One Whitehall adviser said: "The Conservatives will want to say that you can't trust these figures, but we have shot their fox." The move follows a series of problems over key figures.

Estimates of pension wealth had to be withdrawn because of problems with double counting. The results of the 2001 Census were thrown into doubt after it emerged tens of thousands of young people were "missing". The ONS also had to make substantial revisions to key economic data, which it said was due to late data rather than problems with the system.

Last week the Bank made clear it did not believe the ONS's estimates of growth, meaning that it is bypassing official GDP data when setting interest rates.

John Philpott, the chief economist of the CIPD, a labour market think-tank, said it was vital to improve public trust in the ONS as it prepared to embrace new ways of measuring public-sector output that could flatter the Government. "Although much of the criticism has been unfair, official statistics on crucial economic indicators such as economic growth, employment, pay, productivity and the public finances must be seen to be as accurate as possible, beyond reproach, and immune from political pressure or controversy."

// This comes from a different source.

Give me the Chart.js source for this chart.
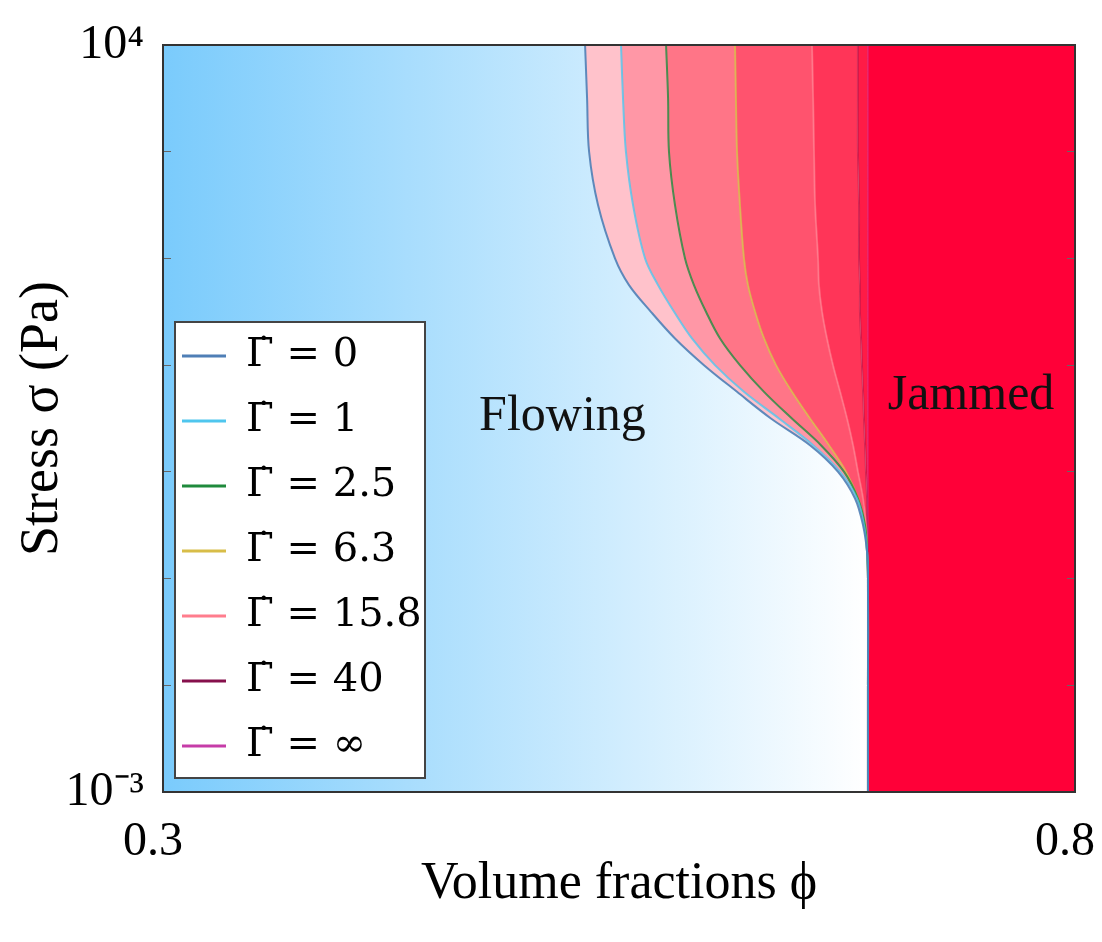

Karen Dunnell, the National Statistician, said it was "an important step forward in enhancing the integrity of official statistics". George Osborne, the shadow Chancellor, said the Government appeared to be following his call last week for the ONS to be made independent. "Now that the Chancellor has admitted we were right to call for an independent ONS, he should have no problem agreeing to my other proposal to make the assessment of the fiscal rules independent too."